Shares priced at HK$2.20 per unit early Tuesday morning, towards the bottom half of the indicative price range, allowing the issuer to raise $170.3 million from the share sale. The deal was upsized from 500 million shares initially to 600 million shares on the back of strong demand, the source said.

Over 80 investors participated in the deal.

Shares in CIFI Holdings, which has a market capitalisation of around $2 billion, have returned 90.84% since its November 2012 initial public offering.

This coupled with strong sales numbers and the company’s involvement in a number of projects in top-tier cities resonated with investors.

“The people who rolled up their sleeves and did the [research] on the company liked it,” said the source close to the deal.

Full-year contracted sales in 2014 totalled Rmb21.2 billion ($3.42 billion), a 38% increase over 2013, while revenues increased by 36% year-on-year to Rmb16.2 billion. 

Aanalysts argue there is still plenty of room for upside.

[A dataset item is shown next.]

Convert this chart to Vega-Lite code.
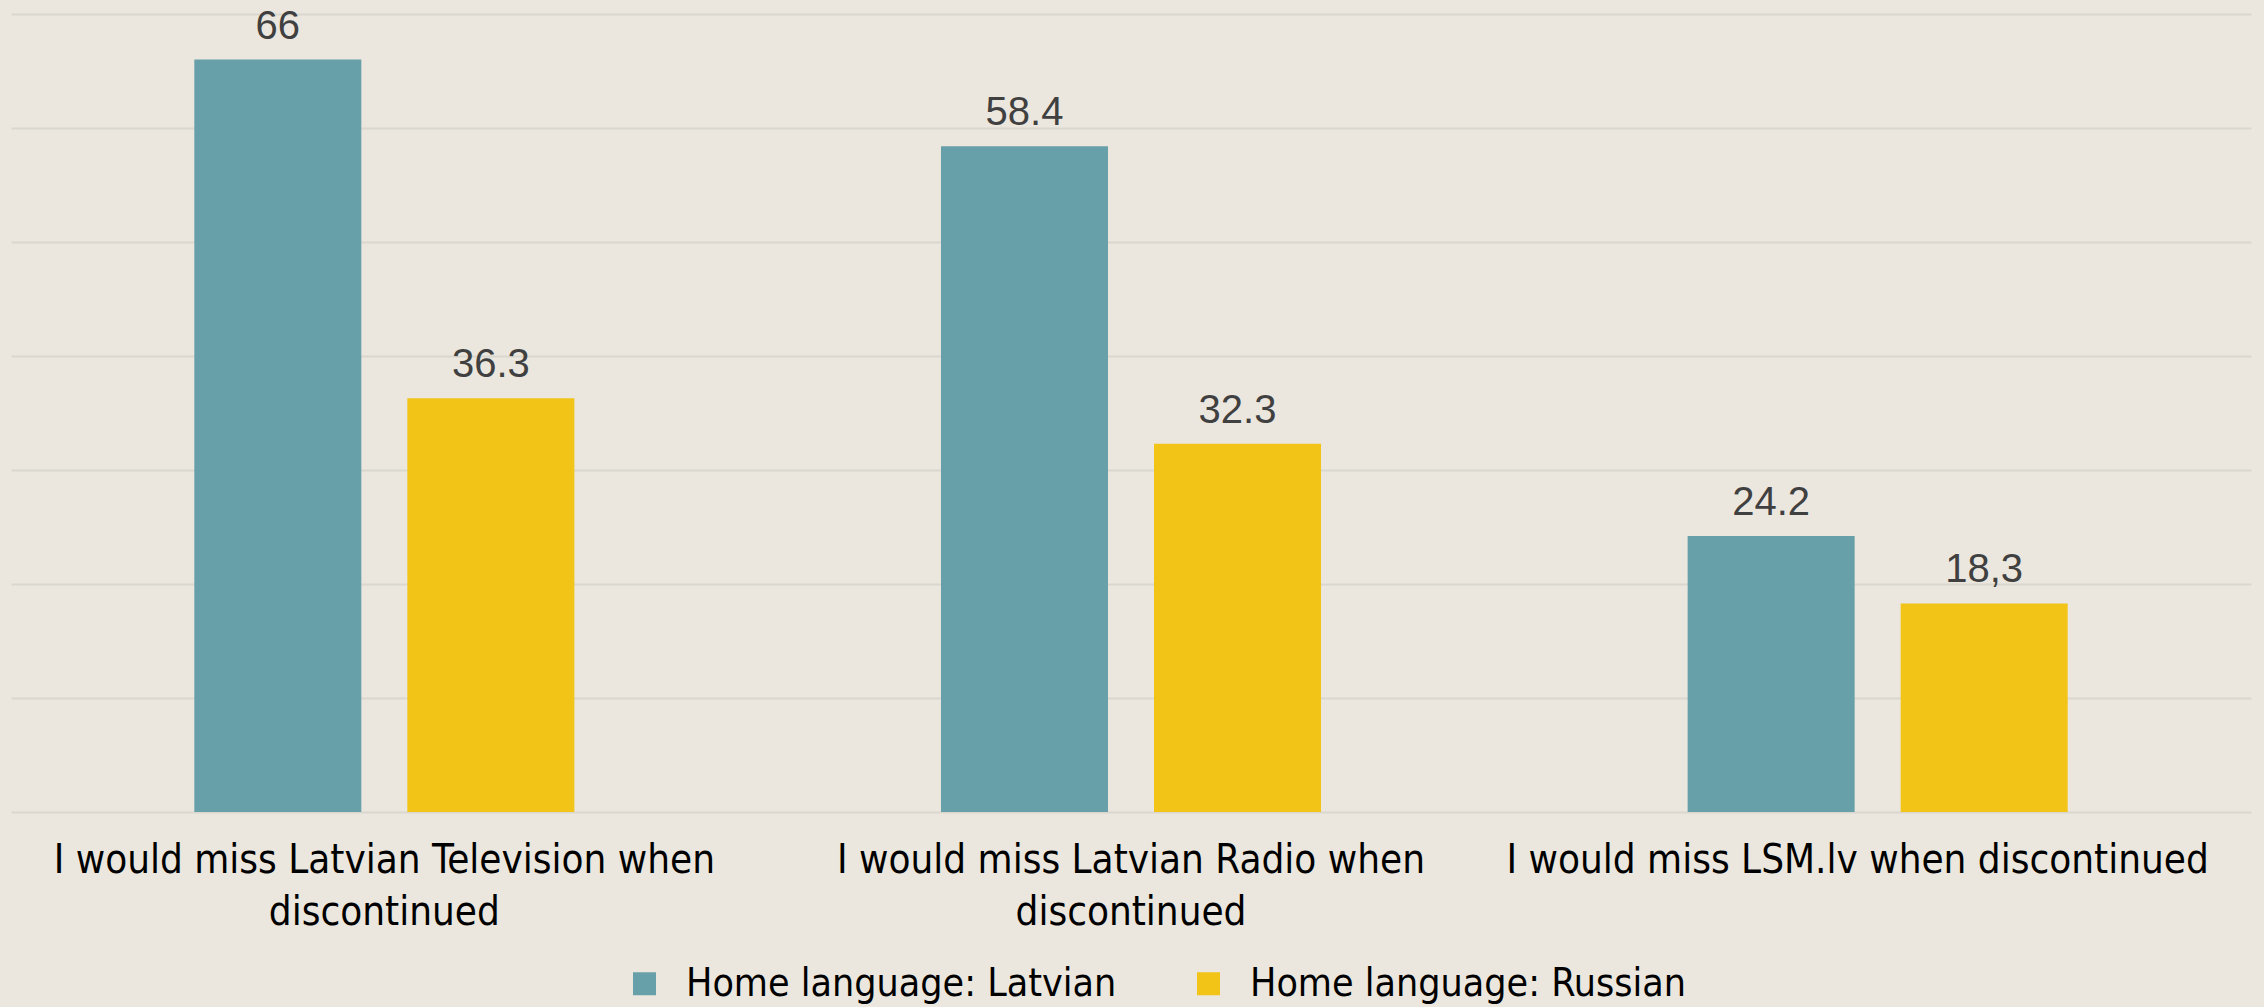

CIFI Holdings has acquired ten new projects in major municipalities like Beijing and Shanghai, and top-tier cities such as Nanjing and Suzhou -- projects that should help boost the company’s sales by 25% to Rmb26.7 billion in 2015 and by 16% to Rmb30 billion in 2016, according to Nomura research.

“Amid consolidation, we see the big developers maintaining around 10% year-on-year property sales growth in 2015 versus flat growth for the broader sector,” Nomura analysts said. “We believe that policy and credit will remain supportive and that balance sheets will improve with slower growth targets.”

CIFI Holdings has also improved its capital structure, which has led to S&P 500 and Moody’s upgrades of its credit rating to BB-/Bb2 with a stable outlook. “We believe these actions should enhance CIFI’s debt structure and hence reduce its current 8.3% financing cost further in 2015,” Nomura research said.

Proceeds from the top-up placement will go towards forming the joint venture with Hongkong Land.  

The JV will develop a large-scale prime mixed-use property project in Lujiazui in the Pudong New District of Shanghai, according to the CIFI Holdings statement. Hongkong Land China, a wholly-owned subsidiary of Hongkong Land Holdings, and CIFI Holdings will own the Shanghai Lujiazui project via the offshore joint venture entity on a 50/50 basis, and will jointly manage and oversee the project.

Hongkong Land owns and manages a portfolio of office and luxury retail properties in Hong Kong, Singapore and China.

Mainland property outlook
Chinese property developers in general are tapping capital markets for cash as the government continues to move to support the slowing property industry. The central government on May 10 dropped interest rates for the third time in six months. China also lowered the down-payment requirements for some home owners.

For example, local governments in the Shanxi and Henan provinces lowered the down-payment ratios for first-homes to 20% from 30% previously, an effort to encourage low- and middle-income residents into the markets, notes Bank of America Merrill Lynch research dated May 18.

April’s home sales growth returned to positive territory for the first time since December 2013, following the slew of easing measures introduced by the government to support the weak housing markets, the BofA Merrill research noted citing the National Bureau of Statistics (NBS) data.

“We believe the continued monetary easing, with potentially more RRR [reserve requirement ratio] and rate cuts to come, could help drive further volume recovery in the housing market,” BofA Merrill research said. “Both home prices and home sales volume growth showed marked recover after rate cuts in the past. Moreover, there are signs of improvements in the mortgage conditions for both first- and second-homes following recent easing measures.”

As the government continues to take such initiatives, property developers are seeking to take advantage of the favourable conditions to raise capital and purchase more land, given the cost of land will likely increase in the future. Last week, Greenland Hong Kong raised $219 million from a secondary share sale.